Posted by: NA on March 10, 2007 4:08 AM
After reading this article, I believe we are in recession and obviously, folks are not going to buy a cocktail ring, a diamond bracelet or a pair of diamond earrings when they loss they job or have to pay down their mortgage, buy food and gas to and from work!
Everyone is hurting in America! Let's fix the trade deficit and do something! Zales over all is a great Diamond Store for middle income folks who wants to get an engagement ring or buy an anniversary gift for parents or spouse!
I was a sales associate for Zales for years and I think there is room for improvement for any retail stores!! vy/SouthBay, CA.
Posted by: vivien yang/MBA~Global Strategic Advisor on April 13, 2008 6:09 PM
I think that it is rather funny that people feel that the Zales staff has more knowledge when on average, the only person in the store that is a certified diamontologist is the store manager when the majority of all full time associates at Kay Jewelers are certified diamontologists and many are even gemologists. Who would you trust, just a sales person or an educated or well trained person?
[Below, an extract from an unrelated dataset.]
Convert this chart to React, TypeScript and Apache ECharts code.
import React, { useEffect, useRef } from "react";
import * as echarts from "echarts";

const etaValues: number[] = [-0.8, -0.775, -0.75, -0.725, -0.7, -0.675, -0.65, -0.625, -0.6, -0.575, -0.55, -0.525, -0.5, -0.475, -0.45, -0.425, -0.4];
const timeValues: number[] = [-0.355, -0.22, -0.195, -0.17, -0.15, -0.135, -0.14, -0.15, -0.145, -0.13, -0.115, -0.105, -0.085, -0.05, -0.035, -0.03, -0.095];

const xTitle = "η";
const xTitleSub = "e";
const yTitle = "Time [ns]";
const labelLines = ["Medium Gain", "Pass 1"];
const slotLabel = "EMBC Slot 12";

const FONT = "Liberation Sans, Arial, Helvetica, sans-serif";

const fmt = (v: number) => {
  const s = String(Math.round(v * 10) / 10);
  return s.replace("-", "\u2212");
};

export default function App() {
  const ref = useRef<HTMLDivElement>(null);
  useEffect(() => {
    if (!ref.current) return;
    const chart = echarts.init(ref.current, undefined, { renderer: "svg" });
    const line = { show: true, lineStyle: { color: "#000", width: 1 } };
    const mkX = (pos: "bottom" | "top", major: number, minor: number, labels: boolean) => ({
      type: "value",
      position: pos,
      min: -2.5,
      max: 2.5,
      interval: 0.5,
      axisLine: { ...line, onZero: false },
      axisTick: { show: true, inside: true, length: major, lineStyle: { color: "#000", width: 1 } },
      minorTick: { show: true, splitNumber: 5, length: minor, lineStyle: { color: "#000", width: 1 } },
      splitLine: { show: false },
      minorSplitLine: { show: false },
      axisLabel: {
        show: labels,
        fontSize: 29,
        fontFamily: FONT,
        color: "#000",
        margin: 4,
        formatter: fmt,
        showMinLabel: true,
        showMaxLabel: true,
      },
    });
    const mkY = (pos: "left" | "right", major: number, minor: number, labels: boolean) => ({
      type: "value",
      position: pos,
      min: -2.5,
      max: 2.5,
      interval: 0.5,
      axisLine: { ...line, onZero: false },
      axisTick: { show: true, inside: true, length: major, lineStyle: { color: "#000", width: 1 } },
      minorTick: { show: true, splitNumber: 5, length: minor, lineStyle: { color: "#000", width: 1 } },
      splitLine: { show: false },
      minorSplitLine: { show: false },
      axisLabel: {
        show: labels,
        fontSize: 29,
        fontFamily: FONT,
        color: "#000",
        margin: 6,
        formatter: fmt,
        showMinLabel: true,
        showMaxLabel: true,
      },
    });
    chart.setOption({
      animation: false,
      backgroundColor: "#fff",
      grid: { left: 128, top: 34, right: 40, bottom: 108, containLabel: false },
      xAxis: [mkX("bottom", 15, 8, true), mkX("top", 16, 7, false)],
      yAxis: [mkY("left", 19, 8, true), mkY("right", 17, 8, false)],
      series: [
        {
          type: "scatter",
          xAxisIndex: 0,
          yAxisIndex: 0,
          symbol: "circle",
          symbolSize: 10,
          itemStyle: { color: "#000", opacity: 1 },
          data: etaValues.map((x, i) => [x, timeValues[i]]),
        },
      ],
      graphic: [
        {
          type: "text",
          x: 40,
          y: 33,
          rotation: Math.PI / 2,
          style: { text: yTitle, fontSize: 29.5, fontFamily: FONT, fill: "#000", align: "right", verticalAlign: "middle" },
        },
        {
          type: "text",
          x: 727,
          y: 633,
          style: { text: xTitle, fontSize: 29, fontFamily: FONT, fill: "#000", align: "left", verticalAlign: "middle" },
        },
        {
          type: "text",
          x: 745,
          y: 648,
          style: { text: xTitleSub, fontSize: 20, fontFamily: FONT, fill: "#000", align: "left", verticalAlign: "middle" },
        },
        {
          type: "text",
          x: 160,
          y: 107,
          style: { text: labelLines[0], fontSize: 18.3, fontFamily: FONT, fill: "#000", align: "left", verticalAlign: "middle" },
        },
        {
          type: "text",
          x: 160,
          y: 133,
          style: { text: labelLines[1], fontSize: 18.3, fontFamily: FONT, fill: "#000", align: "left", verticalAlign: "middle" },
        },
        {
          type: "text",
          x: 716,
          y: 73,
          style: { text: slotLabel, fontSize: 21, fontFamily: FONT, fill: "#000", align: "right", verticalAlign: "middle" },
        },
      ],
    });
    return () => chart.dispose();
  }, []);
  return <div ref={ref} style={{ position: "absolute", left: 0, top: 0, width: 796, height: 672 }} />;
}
Posted by: Anonymous on February 5, 2009 8:48 PM
about the feb 5th 2009 post the traning that is given to both kays and zales associates is a joke. Anyone can pass a test when you sit them down with the book to look up the answers as they complete the test the so called (certified diamondtologist) is just a sales tool. You must be a Kays Ass. to post a commint like this they should be teaching you not to knock other stores it makes you look bad. I am a Jeweler that has done work for both stores for 40 years!